Imaging Glucose Uptake in a Preclinical Brain Tumor Model Using GlucoCEST

Kannie W.Y. Chan1, 2, Guanshu Liu1, 3, Bachchu Lal3, 4, Jeff W.M. Bulte, 25, John Laterra3, 6, Dmitri Artemov7, 8, Michael T. McMahon1, 3, Peter C.M. van Zijl1, 3

1Russell H. Morgan Department of Radiology and Radiological Science, The Johns Hopkins University School of Medicine, Baltimore, MD, United States; 2Cellular Imaging Section and Vascular Biology Program, Institute for Cell Engineering, Baltimore, MD, United States; 3F.M. Kirby Research Center for Functional Brain Imaging, Kennedy Krieger Institute, Baltimore, MD, United States; 4Department of Neurology, Kennedy Krieger Institute, Baltimore, MD, United States; 5Russell H. Morgan Department of Radiology and Radiological Science, Johns Hopkins University, Baltimore, MD, United States; 6Department of Neuroscience, Kennedy Krieger Institute, Baltimore, MD, United States; 7JHU In Vivo Cellular Molecular Imaging Center, The Johns Hopkins University School of Medicine, Baltimore, MD, United States; 8Division of Cancer Imaging Research, The Johns Hopkins University School of Medicine, Baltimore, MD, United States


Neuroimaging has an important role in the diagnosis of tumors, especially to identify different stages of tumor development, the likelihood of metastasis, and the effects of treatment.
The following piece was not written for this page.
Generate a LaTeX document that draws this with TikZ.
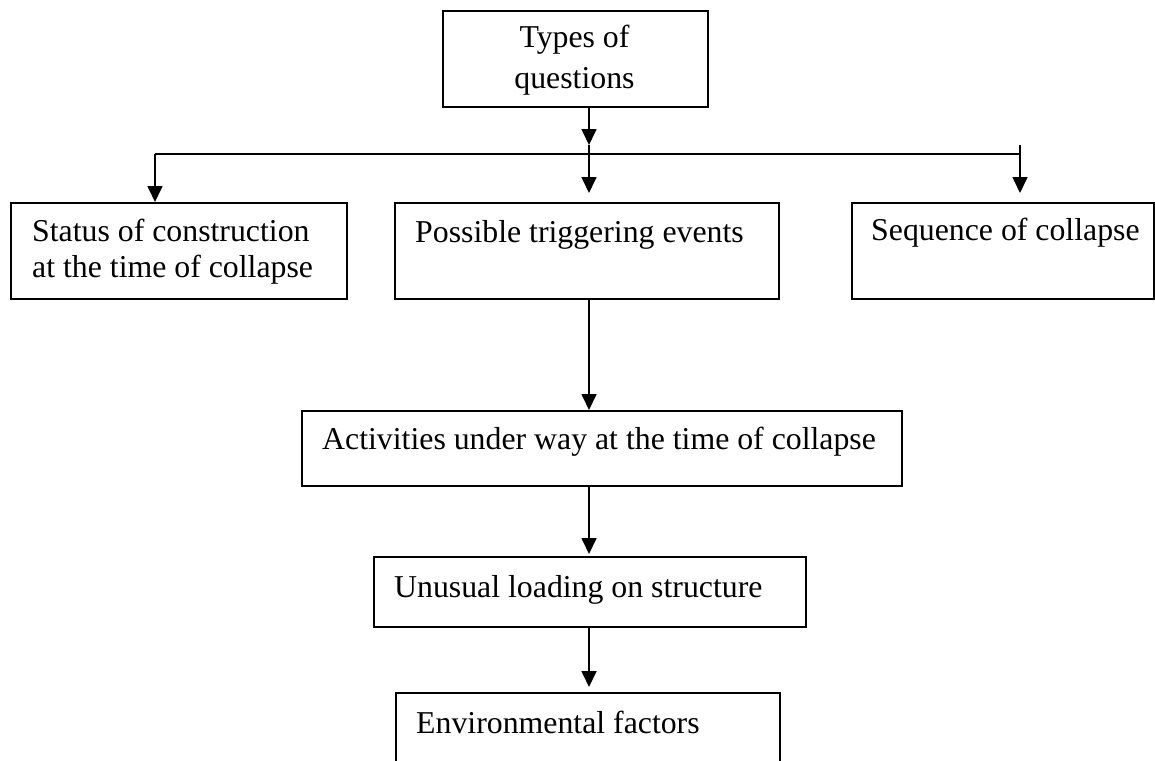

Recently, Chemical Exchange Saturation Transfer (CEST) MR imaging of natural D-glucose (glucoCEST) was proposed as a novel molecular imaging approach with a biodegradable substrate for tumors. Here we apply this method to visualize glucose uptake in brain tumors, using an orthotopically implanted human brain tumor xenograft in mice. The results show that, using glucoCEST, the tumor glucose uptake can be clearly distinguished from brain glucose uptake.